Neoadjuvant Chemotherapy for Ovarian Cancer

The CHORUS trial compared neoadjuvant chemotherapy followed by surgery to upfront surgery followed by chemotherapy among 550 women with newly diagnosed advanced ovarian cancer and found no real differences in progression-free or overall survival.6 “But what was striking about this study was the poor performance of the arms in this study,” Dr. Haluska said, “compared to some of the more contemporary adjuvant chemotherapy trials.”

While median overall survival in these trials was in the 50- to 60-month range, in the CHORUS trial, median overall survival was in the 20- to 30-month range. The underperformance in the neoadjuvant chemotherapy vs adjuvant chemotherapy trials “is really compelling,” Dr. Haluska said.

To determine underlying reasons for these differences, Dr. Haluska reviewed some key predictors of outcome. There were “impressive” differences in performance status, he noted. The number of patients with performance status 0 “was fairly low in the CHORUS study” compared to other contemporary studies and “may explain the poor underperformance of the arms in this study.”

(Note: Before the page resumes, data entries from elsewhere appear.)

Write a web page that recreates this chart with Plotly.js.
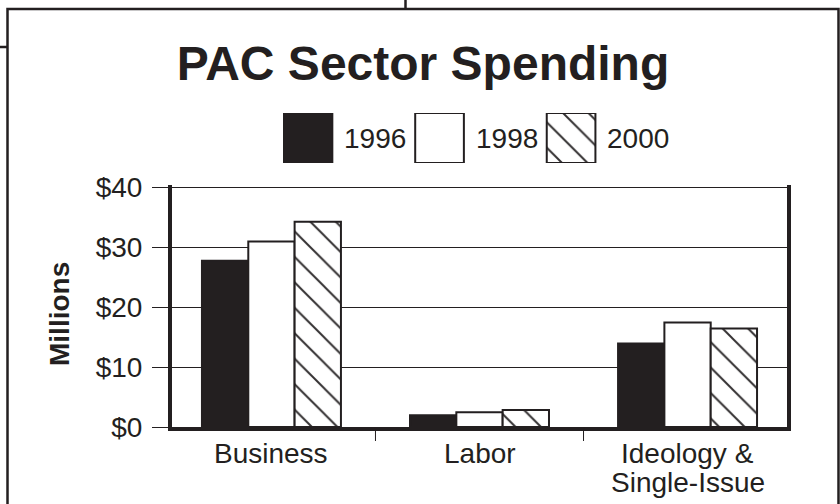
<!DOCTYPE html>
<html>
<head>
<meta charset="utf-8">
<script src="https://cdn.plot.ly/plotly-3.0.1.min.js"></script>
<style>html,body{margin:0;padding:0;background:#fff;}#chart{width:840px;height:504px;}</style>
</head>
<body>
<div id="chart"></div>
<script>
// ---- data ----
const categories = ['Business', 'Labor', 'Ideology &<br>Single-Issue'];
const years = ['1996', '1998', '2000'];
const spend1996 = [27.7, 1.95, 13.9];
const spend1998 = [30.9, 2.45, 17.4];
const spend2000 = [34.2, 2.85, 16.4];
const yTickVals = [0, 10, 20, 30, 40];
const yTickText = ['$0', '$10', '$20', '$30', '$40'];

// ---- styles ----
const INK = '#231f20';
const FONT = 'Liberation Sans, Arial, Helvetica, sans-serif';
const W = 840, H = 504;
const seriesValues = [spend1996, spend1998, spend2000];
const hatch = {shape: '\\', fgcolor: '#333031', bgcolor: '#ffffff', size: 18, solidity: 0.11};
const seriesStyle = [
  {color: INK, pattern: {shape: ''}},
  {color: '#ffffff', pattern: {shape: ''}},
  {color: '#ffffff', pattern: hatch}
];
const catIdx = categories.map((c, i) => i);

const traces = years.map((y, i) => ({
  type: 'bar',
  name: y,
  x: catIdx,
  y: seriesValues[i],
  marker: {color: seriesStyle[i].color, pattern: seriesStyle[i].pattern, line: {color: INK, width: 2}},
  showlegend: false,
  hoverinfo: 'y'
}));

// custom large legend swatches on their own small axis
years.forEach((y, i) => {
  traces.push({
    type: 'bar',
    name: y + ' key',
    x: [i],
    y: [1],
    xaxis: 'x2', yaxis: 'y2',
    width: 0.37,
    offsetgroup: 'key',
    marker: {color: seriesStyle[i].color, pattern: seriesStyle[i].pattern, line: {color: INK, width: 2}},
    showlegend: false,
    hoverinfo: 'skip'
  });
});

const annotations = years.map((y, i) => ({
  xref: 'x2', yref: 'y2', x: i + 0.26, y: 0.5,
  text: y, showarrow: false, xanchor: 'left', yanchor: 'middle',
  font: {family: FONT, size: 28, color: INK}
}));
annotations.push({
  xref: 'paper', yref: 'paper', x: 59 / W, y: 1 - 314 / H,
  text: 'Millions', textangle: -90, showarrow: false,
  xanchor: 'center', yanchor: 'middle',
  font: {family: FONT, size: 28, color: INK, weight: 'bold'}
});
// category labels (one annotation per line, for tight line spacing)
categories.forEach((c, i) => {
  c.split('<br>').forEach((line, k) => {
    annotations.push({
      xref: 'x', yref: 'paper', x: i, y: 77 / H,
      yshift: -(26 + 29 * k),
      text: line, showarrow: false, xanchor: 'center', yanchor: 'middle',
      font: {family: FONT, size: 28, color: INK}
    });
  });
});

const shapes = [
  {type: 'rect', xref: 'paper', yref: 'paper', x0: 7.5 / W, x1: 838.5 / W, y0: -0.05, y1: 1 - 9 / H,
   line: {color: INK, width: 2.5}, fillcolor: 'rgba(0,0,0,0)'},
  {type: 'line', xref: 'paper', yref: 'paper', x0: 0, x1: 7.5 / W, y0: 1 - 47 / H, y1: 1 - 47 / H,
   line: {color: INK, width: 2.5}},
  {type: 'line', xref: 'paper', yref: 'paper', x0: 405.5 / W, x1: 405.5 / W, y0: 1 - 9 / H, y1: 1.02,
   line: {color: INK, width: 2.5}}
];
// category divider ticks below the x axis
categories.slice(1).forEach((c, i) => {
  shapes.push({type: 'line', xref: 'x', yref: 'paper', x0: i + 0.5, x1: i + 0.5,
    y0: 77 / H, y1: (H - 441) / H, line: {color: INK, width: 1}});
});

const layout = {
  width: W, height: H,
  margin: {l: 0, r: 0, t: 0, b: 0},
  paper_bgcolor: '#ffffff', plot_bgcolor: '#ffffff',
  font: {family: FONT, color: INK},
  title: {
    text: 'PAC Sector Spending',
    font: {family: FONT, size: 48, color: INK, weight: 'bold'},
    x: 423 / W, xref: 'paper', xanchor: 'center',
    y: 1 - 63 / H, yref: 'container', yanchor: 'middle'
  },
  barmode: 'group',
  bargap: 0.332,
  bargroupgap: 0,
  xaxis: {
    domain: [172 / W, 787 / W],
    range: [-0.478, 2.478],
    tickvals: catIdx, showticklabels: false,
    ticks: '', showgrid: false, zeroline: false,
    showline: true, linewidth: 4, linecolor: INK,
    fixedrange: true
  },
  yaxis: {
    domain: [77 / H, (H - 185.2) / H],
    range: [0, 40.3],
    tickvals: yTickVals, ticktext: yTickText,
    ticks: 'outside', ticklen: 16, tickwidth: 1, tickcolor: INK,
    ticklabelstandoff: 4,
    showgrid: true, gridcolor: INK, gridwidth: 1,
    showline: true, linewidth: 4, linecolor: INK, mirror: true,
    zeroline: false,
    tickfont: {family: FONT, size: 28, color: INK},
    fixedrange: true
  },
  xaxis2: {domain: [283 / W, 700 / W], range: [-0.19, 2.98], anchor: 'y2', visible: false, fixedrange: true},
  yaxis2: {domain: [(H - 163) / H, (H - 113) / H], range: [0, 1], anchor: 'x2', visible: false, fixedrange: true},
  annotations: annotations,
  shapes: shapes,
  showlegend: false
};

Plotly.newPlot('chart', traces, layout, {displayModeBar: false, staticPlot: true});
</script>
</body>
</html>
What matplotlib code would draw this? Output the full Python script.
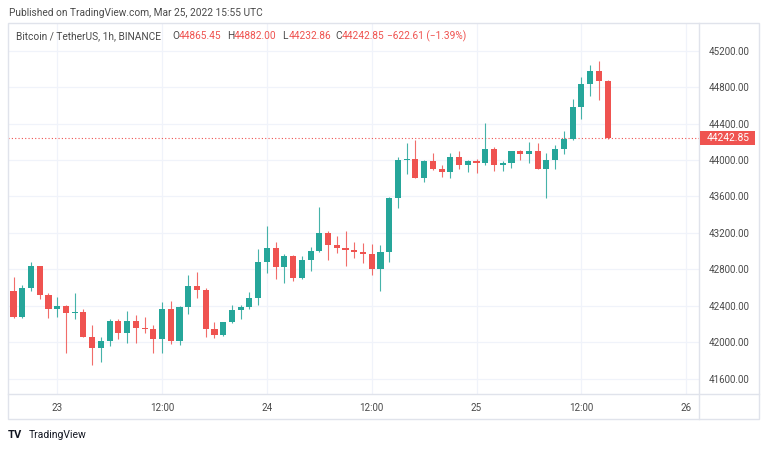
import numpy as np
import pandas as pd
import matplotlib
matplotlib.use('Agg')
import matplotlib.pyplot as plt
import matplotlib.dates as mdates
from matplotlib.lines import Line2D
from matplotlib.patches import Rectangle

plt.rcParams['font.family'] = ['Roboto', 'DejaVu Sans']

# Hourly BTC/USDT candles, Mar 22 19:00 -> Mar 25 15:00
opens = [42562, 42281, 42592, 42837, 42519, 42362, 42398, 42325, 42335, 42061,
         41940, 42017, 42233, 42098, 42233, 42160, 42149, 42035, 42362, 42017,
         42391, 42617, 42573, 42149, 42080, 42222, 42354, 42384, 42489, 42884,
         43034, 42822, 42947, 42702, 42903, 43005, 43195, 43067, 43037, 43009,
         42990, 42965, 42800, 42990, 43580, 44000, 44008, 43806, 43993, 43901,
         43865, 44029, 43941, 43993, 43963, 44124, 43941, 43963, 44095, 44066,
         44095, 43905, 44000, 44117, 44230, 44578, 44834, 44977, 44865.45]
highs = [42713, 42628, 42877, 42840, 42537, 42493, 42405, 42537, 42362, 42189,
         42061, 42255, 42255, 42343, 42296, 42277, 42186, 42438, 42453, 42402,
         42735, 42771, 42599, 42219, 42225, 42409, 42409, 42555, 43027, 43276,
         43104, 42968, 42957, 42950, 43041, 43481, 43224, 43166, 43217, 43100,
         43085, 43078, 43063, 43594, 44029, 44183, 44219, 44000, 44073, 43945,
         44073, 44095, 44000, 44015, 44402, 44146, 43993, 44095, 44110, 44201,
         44183, 44073, 44165, 44318, 44666, 44907, 45042, 45090, 44882.00]
lows = [42263, 42263, 42566, 42471, 42263, 42281, 41879, 42252, 42054, 41750,
        41787, 41959, 42032, 41988, 41995, 42098, 41885, 41885, 41977, 41966,
        42310, 42489, 42061, 42050, 42072, 42208, 42252, 42362, 42409, 42763,
        42694, 42647, 42676, 42695, 42785, 42990, 42903, 42983, 42840, 42925,
        42873, 42742, 42566, 42884, 43473, 43846, 43800, 43762, 43895, 43817,
        43806, 43901, 43872, 43854, 43941, 43883, 43876, 43912, 44000, 43971,
        43905, 43580, 43901, 44062, 44219, 44453, 44702, 44658, 44232.86]
closes = [42281, 42592, 42837, 42519, 42362, 42398, 42325, 42335, 42061, 41940,
          42017, 42233, 42098, 42233, 42160, 42149, 42035, 42362, 42017, 42391,
          42617, 42573, 42149, 42080, 42222, 42354, 42384, 42489, 42884, 43034,
          42822, 42947, 42702, 42903, 43005, 43195, 43067, 43037, 43009, 42990,
          42965, 42800, 42990, 43580, 44000, 44008, 43806, 43993, 43901, 43865,
          44029, 43941, 43993, 43963, 44124, 43941, 43963, 44095, 44066, 44095,
          43905, 44000, 44117, 44230, 44578, 44834, 44977, 44865.45, 44242.85]
times = pd.date_range('2022-03-22 19:00', periods=len(opens), freq='h')

price_ticks = [41600, 42000, 42400, 42800, 43200, 43600, 44000, 44400, 44800, 45200]
time_ticks = pd.to_datetime(['2022-03-23 00:00', '2022-03-23 12:00', '2022-03-24 00:00',
                             '2022-03-24 12:00', '2022-03-25 00:00', '2022-03-25 12:00',
                             '2022-03-26 00:00'])
time_labels = ['23', '12:00', '24', '12:00', '25', '12:00', '26']
last_price = 44242.85

UP = '#26a69a'
DOWN = '#ef5350'
TXT = '#4a4a4a'
LINE = '#e0e3eb'
GRID = '#f0f3fa'

W, H = 768, 450
fig = plt.figure(figsize=(W / 100, H / 100), dpi=100, facecolor='white')
L, R, T, B = 8.3, 699.3, 23.3, 394.3
ax = fig.add_axes([L / W, 1 - B / H, (R - L) / W, (B - T) / H])

x = mdates.date2num(times)
hour = 1 / 24
o = np.array(opens)
c = np.array(closes)
colors = [UP if cc >= oo else DOWN for oo, cc in zip(o, c)]
ax.vlines(x, lows, highs, colors=colors, linewidth=0.8, alpha=0.85, zorder=3)
body = np.maximum(np.abs(c - o), 8)
ax.bar(x, body, bottom=np.minimum(o, c), width=0.7 * hour, color=colors,
       linewidth=0, zorder=4)

ax.axhline(last_price, color=DOWN, linestyle=(0, (1, 2)), linewidth=0.8, zorder=2)

ax.set_xlim(x[0] - 0.6 * hour, x[0] + 78.5 * hour)
ax.set_ylim(41429, 45500)
ax.set_yticks(price_ticks)
ax.set_yticklabels(['%.2f' % p for p in price_ticks])
ax.set_xticks(mdates.date2num(time_ticks))
ax.set_xticklabels(time_labels)
ax.yaxis.tick_right()
ax.tick_params(axis='y', length=0, pad=6.5, labelsize=7, labelcolor=TXT)
ax.tick_params(axis='x', length=0, pad=6, labelsize=7, labelcolor=TXT)
ax.grid(True, color=GRID, linewidth=0.9, zorder=0)
ax.set_axisbelow(True)
for s in ax.spines.values():
    s.set_visible(False)

# outer frame and separators (figure pixel coords)
def px(xp, yp):
    return xp / W, 1 - yp / H

fx0, fy0 = px(8.3, 419)
fx1, fy1 = px(759, 23.3)
fig.patches.append(Rectangle((fx0, fy0), fx1 - fx0, fy1 - fy0, transform=fig.transFigure,
                             fill=False, edgecolor=LINE, linewidth=1))
fig.lines.append(Line2D([R / W, R / W], [fy0, fy1], transform=fig.transFigure,
                        color=LINE, linewidth=1))
fig.lines.append(Line2D([fx0, fx1], [1 - B / H, 1 - B / H], transform=fig.transFigure,
                        color=LINE, linewidth=1))

# last price label on the price scale
ly_px = ax.transData.transform((x[0], last_price))[1]
fig.patches.append(Rectangle(((R + 0.5) / W, (ly_px - 7.3) / H), 55.5 / W, 14.6 / H,
                             transform=fig.transFigure, facecolor=DOWN, edgecolor='none',
                             zorder=5))
fig.text((R + 28.5) / W, ly_px / H, '%.2f' % last_price, fontsize=7.4, color='white',
         ha='center', va='center', zorder=6)

# header texts
fig.text(9 / W, 1 - 13 / H, 'Published on TradingView.com, Mar 25, 2022 15:55 UTC',
         fontsize=7.3, color=TXT, va='center', ha='left')
ly = 1 - 36 / H
fig.text(16 / W, ly, 'Bitcoin / TetherUS, 1h, BINANCE', fontsize=7.3, color=TXT, va='center')
for xp, k, v in [(172, 'O', '44865.45'), (227, 'H', '44882.00'),
                 (282, 'L', '44232.86'), (335, 'C', '44242.85')]:
    fig.text(xp / W, ly, k, fontsize=7.3, color=TXT, va='center')
    fig.text((xp + 6.5) / W, ly, v, fontsize=7.3, color=DOWN, va='center')
fig.text(387 / W, ly, '\u2212622.61 (\u22121.39%)', fontsize=7.3, color=DOWN, va='center')

# footer logo
fig.text(8 / W, 1 - 435 / H, 'TV', fontsize=8, fontweight='bold', color='#131722', va='center')
fig.text(29 / W, 1 - 435 / H, 'TradingView', fontsize=7.5, color='#131722', va='center')

fig.savefig('out.png', dpi=100, facecolor='white')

The percentage of optimal debulking was “reasonable” in the CHORUS study and “somewhat comparable, although probably less than most of the studies done with adjuvant chemotherapy,” Dr. Haluska said. There was a wide range in the ability to optimally debulk patients according to the country, with some countries having poor rates of optimal debulking “and that may have affected the outcome,” he added.

“I think it is unlikely that these results really can be generalized to patients who have a good performance status and are good surgical candidates,” Dr. Haluska stated. “In my opinion, upfront surgical debulking followed by chemotherapy is still the standard of care until we can have a trial that has performance of the arms that are comparable to the adjuvant chemotherapy trials.” ■

Disclosure: Dr. Haluska reported no potential conflicts of interest.

Editor’s note: Additional details of these trials were reported in previous issues of The ASCO Post.

References

1. Tewari KS, Sill M, Long HJ, et al: Incorporation of bevacizumab in the treatment of recurrent and metastatic cervical cancer: A phase III randomized trial of the Gynecologic Oncology Group. ASCO Annual Meeting. Abstract 3. Presented June 2, 2013.

2. Shastri SS, Mittra I, Mishra G, et al: Effect of visual inspection with acetic acid screening by primary health workers on cervical cancer mortality. ASCO Annual Meeting. Abstract 2. Presented June 2, 2013.

3. Du Bois A, Floquet A, Kim JW, et al: Randomized, double-blind placebo, phase III trial of pazopanib vs placebo in women who have not progressed after first-line chemotherapy for advanced epithelial ovarian, fallopian tube, or primary peritoneal cancer: Results of an international Intergroup trial (AGO-OVAR16). ASCO Annual Meeting. Abstract LBA5503. Presented June 2, 2013.

4. Ledermann JA, Harter P, Gourley C, et al: Olaparib maintenance therapy in patients with platinum-sensitive relapsed serous ovarian cancer and a BRCA mutation. 2013 ASCO Annual Meeting. Abstract 5505. Presented June 1, 2013.

5. Pignata S, Scambia G, Lauria R, et al: A randomized multicenter phase III study comparing weekly versus every 3 weeks carboplatin plus paclitaxel in patients with advanced ovarian cancer: Multicenter Italian Trials in Ovarian Cancer (MITO)-7—European Network of Gynaecological Trial Groups (ENGOT-ov-10) and Gynaecologic Cancer Intergroup (GCIG) trial. 2013 ASCO Annual Meeting. Abstract LBA5501. Presented June 1, 2013.

6. Kehoe S, Hook J, Nankivell M, et al: Chemotherapy or upfront surgery for newly diagnosed advanced ovarian cancer: Results from the MRC CHORUS trial. 2013 ASCO Annual Meeting. Abstract 5500. Presented June 1, 2013.